Write the data out again exactly, dropping any images it holds.

______________________________

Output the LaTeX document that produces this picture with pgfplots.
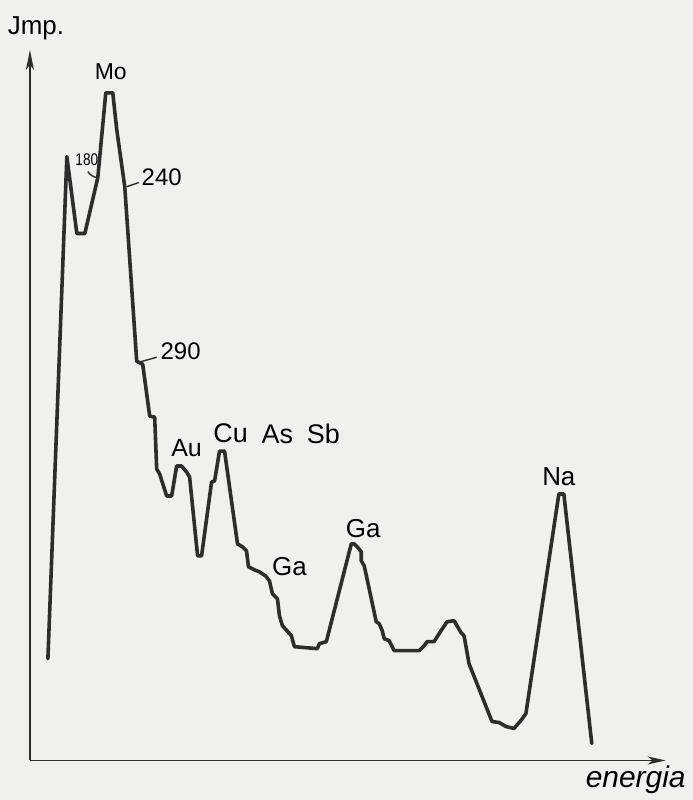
\documentclass[border=0pt]{standalone}
\usepackage{fontspec}
\setmainfont{Liberation Sans}
\usepackage{pgfplots}
\pgfplotsset{compat=1.18}
\usepackage{pgfplotstable}
\usetikzlibrary{arrows.meta,backgrounds}

\definecolor{paper}{RGB}{240,240,238}
\definecolor{ink}{RGB}{45,45,45}

% Spectrum trace: energy channel vs. counts (Jmp.)
\pgfplotstableread{
x   y
48  140
67  643
77  566
85  566
98  622
106 707
113 707
117 670
125 613
137 438
143 435
150 383
155 382
157 330
160 325
167 303
172 303
177 333
182 333
187 327
190 322
198 243
202 243
212 317
215 318
220 348
225 348
238 255
243 252
247 248
249 232
255 229
260 227
266 223
270 218
273 205
278 200
280 183
283 173
292 163
295 152
318 150
320 155
327 157
352 255
355 255
358 252
362 247
362 238
365 233
377 177
380 175
383 168
385 160
390 158
395 148
420 148
425 153
428 157
435 157
440 165
448 177
455 178
458 173
462 166
465 163
470 135
493 77
500 76
507 72
515 70
522 78
527 85
560 305
565 305
593 55
}\spectrum

\begin{document}
\begin{tikzpicture}[show background rectangle,
  background rectangle/.style={fill=paper,draw=none},
  inner frame sep=0pt]
\begin{axis}[
  x=0.5pt, y=0.5pt,
  xmin=30, xmax=667, ymin=38, ymax=750,
  axis lines=left,
  axis line style={ink, line width=0.9pt},
  x axis line style={-{Stealth[length=9pt,width=4pt,inset=2.5pt]}},
  y axis line style={-{Stealth[length=10pt,width=4pt,inset=2.5pt]}},
  xtick=\empty, ytick=\empty,
  clip=false,
]
  \path (axis cs:0,0) rectangle (axis cs:694,800);

  \addplot[ink, line width=1.8pt, line join=round, line cap=round]
    table[x=x,y=y] {\spectrum};

  % leaders from the channel numbers to the trace
  \draw[ink, line width=0.7pt] (axis cs:88,628) to[bend right=20] (axis cs:97,622);
  \draw[ink, line width=0.7pt] (axis cs:127,613) -- (axis cs:139,617);
  \draw[ink, line width=0.7pt] (axis cs:139,437) -- (axis cs:157,442);

  \node[font=\fontsize{13}{15}\selectfont, anchor=base] at (axis cs:36,765) {Jmp.};
  \node[font=\fontsize{11.5}{13}\selectfont] at (axis cs:111,728) {Mo};
  \node[font=\fontsize{8.5}{10}\selectfont, xscale=0.8] at (axis cs:87,640) {180};
  \node[font=\fontsize{12}{14}\selectfont] at (axis cs:162,622) {240};
  \node[font=\fontsize{12}{14}\selectfont] at (axis cs:181,448) {290};
  \node[font=\fontsize{12.5}{14}\selectfont] at (axis cs:187,351) {Au};
  \node[font=\fontsize{13.5}{15}\selectfont] at (axis cs:231,366) {Cu};
  \node[font=\fontsize{13.5}{15}\selectfont] at (axis cs:278,365) {As};
  \node[font=\fontsize{13.5}{15}\selectfont] at (axis cs:324,365) {Sb};
  \node[font=\fontsize{13}{15}\selectfont] at (axis cs:290,232) {Ga};
  \node[font=\fontsize{13}{15}\selectfont] at (axis cs:364,270) {Ga};
  \node[font=\fontsize{13}{15}\selectfont] at (axis cs:560,322) {Na};
  \node[font=\fontsize{15}{17}\selectfont\itshape] at (axis cs:637,19) {energia};
\end{axis}
\end{tikzpicture}
\end{document}
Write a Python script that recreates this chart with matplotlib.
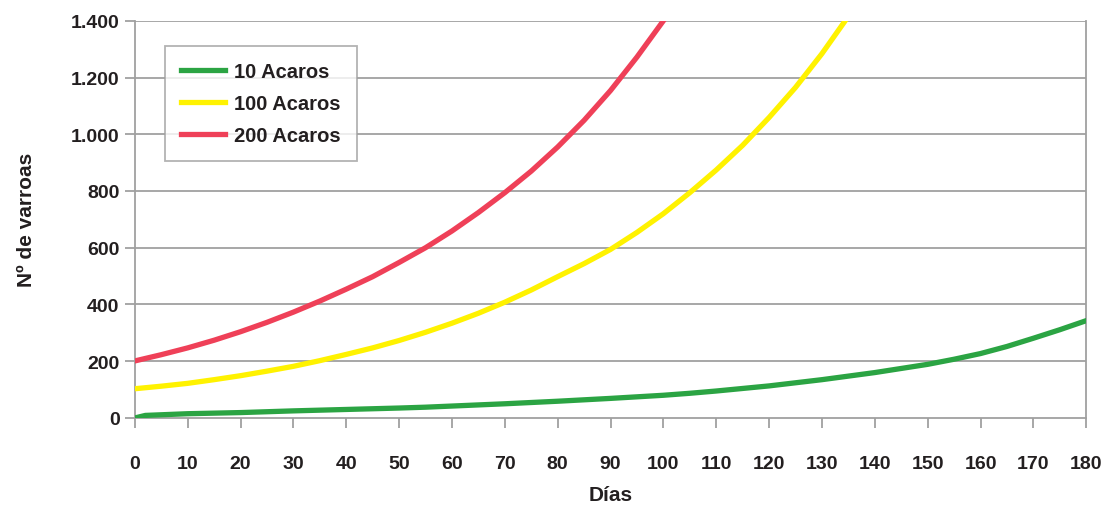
import matplotlib.pyplot as plt
from matplotlib.ticker import FuncFormatter

# valores (dias, numero de varroas)
dias_10 = [0, 2, 10, 20, 30, 40, 50, 55, 60, 70, 80, 90, 100, 105, 110, 120, 130,
           140, 150, 155, 160, 165, 170, 175, 180]
acaros_10 = [0, 9, 15, 19, 25, 30, 35, 38, 42, 50, 59, 69, 80, 87, 95, 113, 135,
             160, 189, 207, 227, 252, 281, 311, 343]

dias_100 = [0, 5, 10, 15, 20, 25, 30, 35, 40, 45, 50, 55, 60, 65, 70, 75, 80, 85,
            90, 95, 100, 105, 110, 115, 120, 125, 130, 134.4]
acaros_100 = [103, 112, 122, 135, 149, 165, 182, 202, 224, 247, 273, 302, 334, 369,
              408, 451, 498, 544, 594, 654, 720, 794, 874, 961, 1059, 1165, 1284, 1400]

dias_200 = [0, 5, 10, 15, 20, 25, 30, 35, 40, 45, 50, 55, 60, 65, 70, 75, 80, 85,
            90, 95, 100]
acaros_200 = [201, 223, 247, 274, 304, 337, 373, 412, 454, 498, 548, 600, 659, 724,
              794, 870, 955, 1049, 1154, 1272, 1400]

plt.rcParams['font.family'] = ['Liberation Sans', 'DejaVu Sans']
plt.rcParams['font.weight'] = 'bold'

fig = plt.figure(figsize=(11.05, 5.06), dpi=100)
ax = fig.add_axes([0.122, 0.172, 0.861, 0.785])

gris = '#a0a0a0'
texto = '#231f20'
for y in range(200, 1401, 200):
    ax.axhline(y, color=gris, lw=1.3, zorder=1)

ax.plot(dias_10, acaros_10, color='#2ba443', lw=3.8, label='10 Acaros', zorder=3)
ax.plot(dias_100, acaros_100, color='#fff200', lw=3.8, label='100 Acaros', zorder=3)
ax.plot(dias_200, acaros_200, color='#ef4058', lw=3.8, label='200 Acaros', zorder=3)

ax.set_xlim(0, 180)
ax.set_ylim(0, 1400)
ax.set_xticks(range(0, 181, 10))
ax.set_yticks(range(0, 1401, 200))
ax.yaxis.set_major_formatter(FuncFormatter(lambda v, p: f'{int(v):,}'.replace(',', '.')))

for s in ['left', 'right', 'bottom']:
    ax.spines[s].set_color(gris)
    ax.spines[s].set_linewidth(1.3)
ax.spines['top'].set_visible(False)
ax.tick_params(axis='both', colors=gris, width=1.3, length=7, labelsize=14, labelcolor=texto)
ax.tick_params(axis='x', pad=20)
ax.tick_params(axis='y', pad=4)

ax.set_xlabel('Días', fontsize=15, fontweight='bold', color=texto, labelpad=9)
ax.set_ylabel('Nº de varroas', fontsize=15, fontweight='bold', color=texto, labelpad=25)

leg = ax.legend(loc='upper left', bbox_to_anchor=(0.0315, 0.937), borderaxespad=0,
                frameon=True, fancybox=False, edgecolor=gris, handlelength=2.2,
                handletextpad=0.45, borderpad=0.8, labelspacing=0.65,
                prop={'weight': 'bold', 'size': 14.5})
leg.get_frame().set_linewidth(1.3)
for t in leg.get_texts():
    t.set_color(texto)

fig.savefig('out.png', dpi=100)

______________________________

TASK OUTPUT »
Output the LaTeX document that produces this picture with pgfplots.
\documentclass[border=0pt]{standalone}
\usepackage{fontspec}
\setmainfont{Liberation Sans}
\usepackage{pgfplots}
\pgfplotsset{compat=1.18}
\usepackage{pgfplotstable}
\usetikzlibrary{arrows.meta,backgrounds}

\definecolor{paper}{RGB}{240,240,238}
\definecolor{ink}{RGB}{45,45,45}

% Spectrum trace: energy channel vs. counts (Jmp.)
\pgfplotstableread{
x   y
48  140
67  643
77  566
85  566
98  622
106 707
113 707
117 670
125 613
137 438
143 435
150 383
155 382
157 330
160 325
167 303
172 303
177 333
182 333
187 327
190 322
198 243
202 243
212 317
215 318
220 348
225 348
238 255
243 252
247 248
249 232
255 229
260 227
266 223
270 218
273 205
278 200
280 183
283 173
292 163
295 152
318 150
320 155
327 157
352 255
355 255
358 252
362 247
362 238
365 233
377 177
380 175
383 168
385 160
390 158
395 148
420 148
425 153
428 157
435 157
440 165
448 177
455 178
458 173
462 166
465 163
470 135
493 77
500 76
507 72
515 70
522 78
527 85
560 305
565 305
593 55
}\spectrum

\begin{document}
\begin{tikzpicture}[show background rectangle,
  background rectangle/.style={fill=paper,draw=none},
  inner frame sep=0pt]
\begin{axis}[
  x=0.5pt, y=0.5pt,
  xmin=30, xmax=667, ymin=38, ymax=750,
  axis lines=left,
  axis line style={ink, line width=0.9pt},
  x axis line style={-{Stealth[length=9pt,width=4pt,inset=2.5pt]}},
  y axis line style={-{Stealth[length=10pt,width=4pt,inset=2.5pt]}},
  xtick=\empty, ytick=\empty,
  clip=false,
]
  \path (axis cs:0,0) rectangle (axis cs:694,800);

  \addplot[ink, line width=1.8pt, line join=round, line cap=round]
    table[x=x,y=y] {\spectrum};

  % leaders from the channel numbers to the trace
  \draw[ink, line width=0.7pt] (axis cs:88,628) to[bend right=20] (axis cs:97,622);
  \draw[ink, line width=0.7pt] (axis cs:127,613) -- (axis cs:139,617);
  \draw[ink, line width=0.7pt] (axis cs:139,437) -- (axis cs:157,442);

  \node[font=\fontsize{13}{15}\selectfont, anchor=base] at (axis cs:36,765) {Jmp.};
  \node[font=\fontsize{11.5}{13}\selectfont] at (axis cs:111,728) {Mo};
  \node[font=\fontsize{8.5}{10}\selectfont, xscale=0.8] at (axis cs:87,640) {180};
  \node[font=\fontsize{12}{14}\selectfont] at (axis cs:162,622) {240};
  \node[font=\fontsize{12}{14}\selectfont] at (axis cs:181,448) {290};
  \node[font=\fontsize{12.5}{14}\selectfont] at (axis cs:187,351) {Au};
  \node[font=\fontsize{13.5}{15}\selectfont] at (axis cs:231,366) {Cu};
  \node[font=\fontsize{13.5}{15}\selectfont] at (axis cs:278,365) {As};
  \node[font=\fontsize{13.5}{15}\selectfont] at (axis cs:324,365) {Sb};
  \node[font=\fontsize{13}{15}\selectfont] at (axis cs:290,232) {Ga};
  \node[font=\fontsize{13}{15}\selectfont] at (axis cs:364,270) {Ga};
  \node[font=\fontsize{13}{15}\selectfont] at (axis cs:560,322) {Na};
  \node[font=\fontsize{15}{17}\selectfont\itshape] at (axis cs:637,19) {energia};
\end{axis}
\end{tikzpicture}
\end{document}
Write a Python script that recreates this chart with matplotlib.
import matplotlib.pyplot as plt
from matplotlib.ticker import FuncFormatter

# valores (dias, numero de varroas)
dias_10 = [0, 2, 10, 20, 30, 40, 50, 55, 60, 70, 80, 90, 100, 105, 110, 120, 130,
           140, 150, 155, 160, 165, 170, 175, 180]
acaros_10 = [0, 9, 15, 19, 25, 30, 35, 38, 42, 50, 59, 69, 80, 87, 95, 113, 135,
             160, 189, 207, 227, 252, 281, 311, 343]

dias_100 = [0, 5, 10, 15, 20, 25, 30, 35, 40, 45, 50, 55, 60, 65, 70, 75, 80, 85,
            90, 95, 100, 105, 110, 115, 120, 125, 130, 134.4]
acaros_100 = [103, 112, 122, 135, 149, 165, 182, 202, 224, 247, 273, 302, 334, 369,
              408, 451, 498, 544, 594, 654, 720, 794, 874, 961, 1059, 1165, 1284, 1400]

dias_200 = [0, 5, 10, 15, 20, 25, 30, 35, 40, 45, 50, 55, 60, 65, 70, 75, 80, 85,
            90, 95, 100]
acaros_200 = [201, 223, 247, 274, 304, 337, 373, 412, 454, 498, 548, 600, 659, 724,
              794, 870, 955, 1049, 1154, 1272, 1400]

plt.rcParams['font.family'] = ['Liberation Sans', 'DejaVu Sans']
plt.rcParams['font.weight'] = 'bold'

fig = plt.figure(figsize=(11.05, 5.06), dpi=100)
ax = fig.add_axes([0.122, 0.172, 0.861, 0.785])

gris = '#a0a0a0'
texto = '#231f20'
for y in range(200, 1401, 200):
    ax.axhline(y, color=gris, lw=1.3, zorder=1)

ax.plot(dias_10, acaros_10, color='#2ba443', lw=3.8, label='10 Acaros', zorder=3)
ax.plot(dias_100, acaros_100, color='#fff200', lw=3.8, label='100 Acaros', zorder=3)
ax.plot(dias_200, acaros_200, color='#ef4058', lw=3.8, label='200 Acaros', zorder=3)

ax.set_xlim(0, 180)
ax.set_ylim(0, 1400)
ax.set_xticks(range(0, 181, 10))
ax.set_yticks(range(0, 1401, 200))
ax.yaxis.set_major_formatter(FuncFormatter(lambda v, p: f'{int(v):,}'.replace(',', '.')))

for s in ['left', 'right', 'bottom']:
    ax.spines[s].set_color(gris)
    ax.spines[s].set_linewidth(1.3)
ax.spines['top'].set_visible(False)
ax.tick_params(axis='both', colors=gris, width=1.3, length=7, labelsize=14, labelcolor=texto)
ax.tick_params(axis='x', pad=20)
ax.tick_params(axis='y', pad=4)

ax.set_xlabel('Días', fontsize=15, fontweight='bold', color=texto, labelpad=9)
ax.set_ylabel('Nº de varroas', fontsize=15, fontweight='bold', color=texto, labelpad=25)

leg = ax.legend(loc='upper left', bbox_to_anchor=(0.0315, 0.937), borderaxespad=0,
                frameon=True, fancybox=False, edgecolor=gris, handlelength=2.2,
                handletextpad=0.45, borderpad=0.8, labelspacing=0.65,
                prop={'weight': 'bold', 'size': 14.5})
leg.get_frame().set_linewidth(1.3)
for t in leg.get_texts():
    t.set_color(texto)

fig.savefig('out.png', dpi=100)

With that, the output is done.